Today, that investment is worth ₹ 10,424 crores today with a current market price of ₹ 2,324. Irrespective of how the other investments have turned out, this one stock will forever be the defining moment in Jhunjhunwala’s career and that one big bet was enough to skyrocket his portfolio. 

Read more about Rakesh Jhunjhunwala’s portfolio here.

4. Long Term Vs Short Term

When investing, always think long term versus short term. Remember that you’re investing in a part of a business and it takes time for that business to grow.

Only when that business increases revenue do you receive capital appreciation as well as higher dividends. Keep a timeline of about 5 to 10 years for your investment returns. 

Even the best performing funds wouldn’t be able to provide 50% return year on year, especially when markets are volatile in between the years due to various factors.
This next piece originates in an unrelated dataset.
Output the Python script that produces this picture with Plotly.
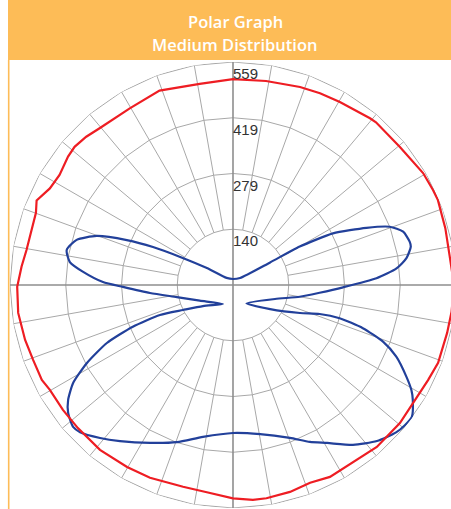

A 50% return on an investment of ₹10,000 brings your total investment value to ₹15,000, which is not enough to become a self-sufficient millionaire.

5. Accept That Markets Will Shift Either Way

There’s always a chance of losing money in the markets and they can’t be timed or predicted. The crashes we’ve seen the past few decades hold ground on this statement.

But that doesn’t mean every listed company will disappear from the map. Volatility is short term, whereas your investment goals are long term, so focus on the big picture. 

Markets fluctuate due to external as well as internal reasons.

Some external reasons are

  1. Government policy
  2. GDP of the country
  3. Competitors
  4. Annual Budget
  5. Inflation
  6. Consumer Behaviour

Internal Reasons could be

  1. Sales and Profit Margins
  2. Manufacturing capacity
  3. Ability to turn over inventory
  4. Company Expansion and Investments
  5. Change In Upper Management

Internal factors can be controlled to an extent by the company management. But external factors like consumer behaviour and government policy, although predictable, cannot be avoided.